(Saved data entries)
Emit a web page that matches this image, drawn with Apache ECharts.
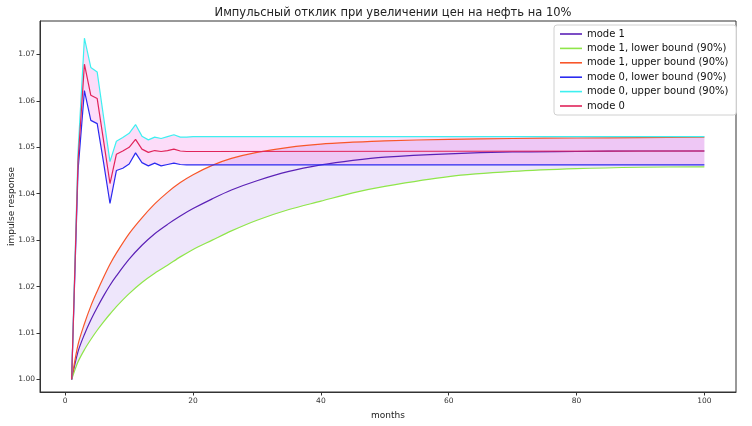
<!DOCTYPE html>
<html>
<head>
<meta charset="utf-8">
<script src="https://cdn.jsdelivr.net/npm/echarts@6/dist/echarts.min.js"></script>
<style>
html,body{margin:0;padding:0;background:#fff;}
#chart{width:752px;height:426px;}
</style>
</head>
<body>
<div id="chart"></div>
<script>
// ---- data ----
const titleText = 'Импульсный отклик при увеличении цен на нефть на 10%';
const xTicks = [0, 20, 40, 60, 80, 100];
const yTicks = [1.00, 1.01, 1.02, 1.03, 1.04, 1.05, 1.06, 1.07];

const months1 = [1,2,3,4,5,6,7,8,10,12,14,16,18,20,23,26,30,35,40,45,50,60,70,80,90,100];
const mode1      = [1.0000,1.0060,1.0097,1.0128,1.0155,1.0180,1.0203,1.0223,1.0259,1.0289,1.0314,1.0334,1.0352,1.0368,1.0389,1.0408,1.0428,1.0448,1.0462,1.0472,1.0479,1.0486,1.0490,1.0491,1.0492,1.0492];
const mode1Lower = [1.0000,1.0038,1.0064,1.0086,1.0106,1.0124,1.0141,1.0157,1.0185,1.0209,1.0229,1.0246,1.0264,1.0280,1.0300,1.0320,1.0343,1.0366,1.0384,1.0402,1.0416,1.0437,1.0448,1.0454,1.0457,1.0458];
const mode1Upper = [1.0000,1.0075,1.0120,1.0158,1.0190,1.0220,1.0248,1.0272,1.0314,1.0348,1.0378,1.0403,1.0424,1.0441,1.0461,1.0476,1.0489,1.0500,1.0507,1.0511,1.0514,1.0517,1.0519,1.0520,1.0521,1.0522];

const months0 = [1,2,3,4,5,6,7,8,9,10,11,12,13,14,15,16,17,18,19,20,100];
const mode0      = [1.0000,1.0470,1.0679,1.0612,1.0605,1.0514,1.0422,1.0485,1.0492,1.0500,1.0517,1.0496,1.0489,1.0493,1.0491,1.0493,1.0496,1.0492,1.0491,1.0491,1.0492];
const mode0Lower = [1.0000,1.0450,1.0622,1.0558,1.0551,1.0467,1.0379,1.0450,1.0455,1.0464,1.0488,1.0467,1.0460,1.0466,1.0460,1.0463,1.0466,1.0463,1.0462,1.0462,1.0462];
const mode0Upper = [1.0000,1.0490,1.0735,1.0672,1.0662,1.0565,1.0469,1.0513,1.0521,1.0530,1.0549,1.0524,1.0516,1.0522,1.0519,1.0523,1.0527,1.0522,1.0522,1.0523,1.0523];

const names = ['mode 1','mode 1, lower bound (90%)','mode 1, upper bound (90%)','mode 0, lower bound (90%)','mode 0, upper bound (90%)','mode 0'];
const colors = ['#5b21b6','#8fe64a','#f8562a','#2b2bf0','#3ef0f0','#e0245a'];

// ---- build ----
const pairs = (xs, ys) => xs.map((x, i) => [x, ys[i]]);
const FONT = 'DejaVu Sans';

function lineSeries(name, xs, ys, color, smooth) {
  return {
    name, type: 'line', data: pairs(xs, ys), symbol: 'none', showSymbol: false,
    smooth: smooth ? 0.3 : false,
    lineStyle: { color, width: 1.2 }, itemStyle: { color }, z: 5, animation: false
  };
}
function band(xs, lo, hi, fill) {
  return {
    type: 'custom', silent: true, z: 1, animation: false, clip: true,
    data: [[xs[0], lo[0]]],
    renderItem: (params, api) => {
      const pts = [];
      for (let i = 0; i < xs.length; i++) pts.push(api.coord([xs[i], lo[i]]));
      for (let i = xs.length - 1; i >= 0; i--) pts.push(api.coord([xs[i], hi[i]]));
      return { type: 'polygon', shape: { points: pts }, style: { fill: fill, stroke: null } };
    }
  };
}

const chart = echarts.init(document.getElementById('chart'), null, { renderer: 'canvas' });
chart.setOption({
  backgroundColor: '#fff',
  animation: false,
  textStyle: { fontFamily: FONT },
  title: {
    text: titleText, left: 388, top: 2, textAlign: 'center',
    textStyle: { fontFamily: FONT, fontSize: 11.5, fontWeight: 'normal', color: '#222' }
  },
  grid: { left: 40, right: 16, top: 21, bottom: 34, show: true, borderColor: '#333', borderWidth: 1,
    containLabel: false, outerBoundsMode: 'none' },
  legend: {
    orient: 'vertical', left: 554, top: 25, data: names,
    icon: 'rect', itemWidth: 22, itemHeight: 1.6, itemGap: 4.4,
    backgroundColor: 'rgba(255,255,255,0.85)', borderColor: '#d0d0d0', borderWidth: 1, borderRadius: 3,
    padding: [4, 8, 4, 6],
    textStyle: { fontFamily: FONT, fontSize: 10, color: '#111' }
  },
  xAxis: {
    type: 'value', min: -3.95, max: 104.95,
    name: 'months', nameLocation: 'middle', nameGap: 19, nameMoveOverlap: false,
    nameTextStyle: { fontFamily: FONT, fontSize: 9, color: '#222' },
    axisLine: { show: true, onZero: false, lineStyle: { color: '#333', width: 1 } },
    axisTick: { show: true, length: 3.5, customValues: xTicks, lineStyle: { color: '#333' } },
    axisLabel: { customValues: xTicks, fontFamily: FONT, fontSize: 7.5, color: '#333', margin: 5 },
    splitLine: { show: false }
  },
  yAxis: {
    type: 'value', min: 0.9973, max: 1.0772,
    name: 'impulse response', nameLocation: 'middle', nameGap: 24, nameMoveOverlap: false,
    nameTextStyle: { fontFamily: FONT, fontSize: 9, color: '#222' },
    axisLine: { show: true, onZero: false, lineStyle: { color: '#333', width: 1 } },
    axisTick: { show: true, length: 3.5, customValues: yTicks, lineStyle: { color: '#333' } },
    axisLabel: { customValues: yTicks, fontFamily: FONT, fontSize: 7.5, color: '#333', margin: 5,
      formatter: v => v.toFixed(2) },
    splitLine: { show: false }
  },
  series: [
    band(months1, mode1Lower, mode1Upper, 'rgba(138,80,226,0.14)'),
    band(months0, mode0Lower, mode0Upper, 'rgba(238,60,220,0.18)'),
    lineSeries(names[0], months1, mode1, colors[0], true),
    lineSeries(names[1], months1, mode1Lower, colors[1], true),
    lineSeries(names[2], months1, mode1Upper, colors[2], true),
    lineSeries(names[3], months0, mode0Lower, colors[3], false),
    lineSeries(names[4], months0, mode0Upper, colors[4], false),
    lineSeries(names[5], months0, mode0, colors[5], false)
  ]
});
</script>
</body>
</html>
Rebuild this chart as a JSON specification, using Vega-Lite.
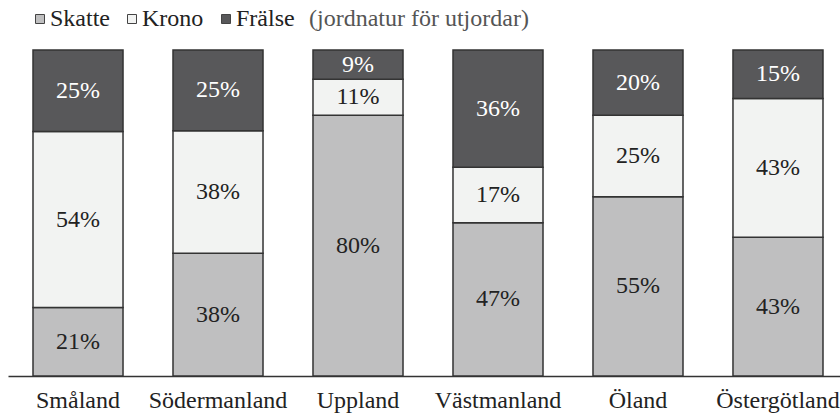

> _Task instructions_: Leave out the pictures and retype every line above exactly.

> _Worked answer_:
Emit a web page that matches this image, drawn with Apache ECharts.
<!DOCTYPE html>
<html>
<head>
<meta charset="utf-8">
<script src="https://cdn.jsdelivr.net/npm/echarts@6/dist/echarts.min.js"></script>
<style>
html,body{margin:0;padding:0;background:#fff;}
#chart{width:752px;height:426px;}
</style>
</head>
<body>
<div id="chart"></div>
<script>
// ---- data ----
const titleText = 'Импульсный отклик при увеличении цен на нефть на 10%';
const xTicks = [0, 20, 40, 60, 80, 100];
const yTicks = [1.00, 1.01, 1.02, 1.03, 1.04, 1.05, 1.06, 1.07];

const months1 = [1,2,3,4,5,6,7,8,10,12,14,16,18,20,23,26,30,35,40,45,50,60,70,80,90,100];
const mode1      = [1.0000,1.0060,1.0097,1.0128,1.0155,1.0180,1.0203,1.0223,1.0259,1.0289,1.0314,1.0334,1.0352,1.0368,1.0389,1.0408,1.0428,1.0448,1.0462,1.0472,1.0479,1.0486,1.0490,1.0491,1.0492,1.0492];
const mode1Lower = [1.0000,1.0038,1.0064,1.0086,1.0106,1.0124,1.0141,1.0157,1.0185,1.0209,1.0229,1.0246,1.0264,1.0280,1.0300,1.0320,1.0343,1.0366,1.0384,1.0402,1.0416,1.0437,1.0448,1.0454,1.0457,1.0458];
const mode1Upper = [1.0000,1.0075,1.0120,1.0158,1.0190,1.0220,1.0248,1.0272,1.0314,1.0348,1.0378,1.0403,1.0424,1.0441,1.0461,1.0476,1.0489,1.0500,1.0507,1.0511,1.0514,1.0517,1.0519,1.0520,1.0521,1.0522];

const months0 = [1,2,3,4,5,6,7,8,9,10,11,12,13,14,15,16,17,18,19,20,100];
const mode0      = [1.0000,1.0470,1.0679,1.0612,1.0605,1.0514,1.0422,1.0485,1.0492,1.0500,1.0517,1.0496,1.0489,1.0493,1.0491,1.0493,1.0496,1.0492,1.0491,1.0491,1.0492];
const mode0Lower = [1.0000,1.0450,1.0622,1.0558,1.0551,1.0467,1.0379,1.0450,1.0455,1.0464,1.0488,1.0467,1.0460,1.0466,1.0460,1.0463,1.0466,1.0463,1.0462,1.0462,1.0462];
const mode0Upper = [1.0000,1.0490,1.0735,1.0672,1.0662,1.0565,1.0469,1.0513,1.0521,1.0530,1.0549,1.0524,1.0516,1.0522,1.0519,1.0523,1.0527,1.0522,1.0522,1.0523,1.0523];

const names = ['mode 1','mode 1, lower bound (90%)','mode 1, upper bound (90%)','mode 0, lower bound (90%)','mode 0, upper bound (90%)','mode 0'];
const colors = ['#5b21b6','#8fe64a','#f8562a','#2b2bf0','#3ef0f0','#e0245a'];

// ---- build ----
const pairs = (xs, ys) => xs.map((x, i) => [x, ys[i]]);
const FONT = 'DejaVu Sans';

function lineSeries(name, xs, ys, color, smooth) {
  return {
    name, type: 'line', data: pairs(xs, ys), symbol: 'none', showSymbol: false,
    smooth: smooth ? 0.3 : false,
    lineStyle: { color, width: 1.2 }, itemStyle: { color }, z: 5, animation: false
  };
}
function band(xs, lo, hi, fill) {
  return {
    type: 'custom', silent: true, z: 1, animation: false, clip: true,
    data: [[xs[0], lo[0]]],
    renderItem: (params, api) => {
      const pts = [];
      for (let i = 0; i < xs.length; i++) pts.push(api.coord([xs[i], lo[i]]));
      for (let i = xs.length - 1; i >= 0; i--) pts.push(api.coord([xs[i], hi[i]]));
      return { type: 'polygon', shape: { points: pts }, style: { fill: fill, stroke: null } };
    }
  };
}

const chart = echarts.init(document.getElementById('chart'), null, { renderer: 'canvas' });
chart.setOption({
  backgroundColor: '#fff',
  animation: false,
  textStyle: { fontFamily: FONT },
  title: {
    text: titleText, left: 388, top: 2, textAlign: 'center',
    textStyle: { fontFamily: FONT, fontSize: 11.5, fontWeight: 'normal', color: '#222' }
  },
  grid: { left: 40, right: 16, top: 21, bottom: 34, show: true, borderColor: '#333', borderWidth: 1,
    containLabel: false, outerBoundsMode: 'none' },
  legend: {
    orient: 'vertical', left: 554, top: 25, data: names,
    icon: 'rect', itemWidth: 22, itemHeight: 1.6, itemGap: 4.4,
    backgroundColor: 'rgba(255,255,255,0.85)', borderColor: '#d0d0d0', borderWidth: 1, borderRadius: 3,
    padding: [4, 8, 4, 6],
    textStyle: { fontFamily: FONT, fontSize: 10, color: '#111' }
  },
  xAxis: {
    type: 'value', min: -3.95, max: 104.95,
    name: 'months', nameLocation: 'middle', nameGap: 19, nameMoveOverlap: false,
    nameTextStyle: { fontFamily: FONT, fontSize: 9, color: '#222' },
    axisLine: { show: true, onZero: false, lineStyle: { color: '#333', width: 1 } },
    axisTick: { show: true, length: 3.5, customValues: xTicks, lineStyle: { color: '#333' } },
    axisLabel: { customValues: xTicks, fontFamily: FONT, fontSize: 7.5, color: '#333', margin: 5 },
    splitLine: { show: false }
  },
  yAxis: {
    type: 'value', min: 0.9973, max: 1.0772,
    name: 'impulse response', nameLocation: 'middle', nameGap: 24, nameMoveOverlap: false,
    nameTextStyle: { fontFamily: FONT, fontSize: 9, color: '#222' },
    axisLine: { show: true, onZero: false, lineStyle: { color: '#333', width: 1 } },
    axisTick: { show: true, length: 3.5, customValues: yTicks, lineStyle: { color: '#333' } },
    axisLabel: { customValues: yTicks, fontFamily: FONT, fontSize: 7.5, color: '#333', margin: 5,
      formatter: v => v.toFixed(2) },
    splitLine: { show: false }
  },
  series: [
    band(months1, mode1Lower, mode1Upper, 'rgba(138,80,226,0.14)'),
    band(months0, mode0Lower, mode0Upper, 'rgba(238,60,220,0.18)'),
    lineSeries(names[0], months1, mode1, colors[0], true),
    lineSeries(names[1], months1, mode1Lower, colors[1], true),
    lineSeries(names[2], months1, mode1Upper, colors[2], true),
    lineSeries(names[3], months0, mode0Lower, colors[3], false),
    lineSeries(names[4], months0, mode0Upper, colors[4], false),
    lineSeries(names[5], months0, mode0, colors[5], false)
  ]
});
</script>
</body>
</html>
Rebuild this chart as a JSON specification, using Vega-Lite.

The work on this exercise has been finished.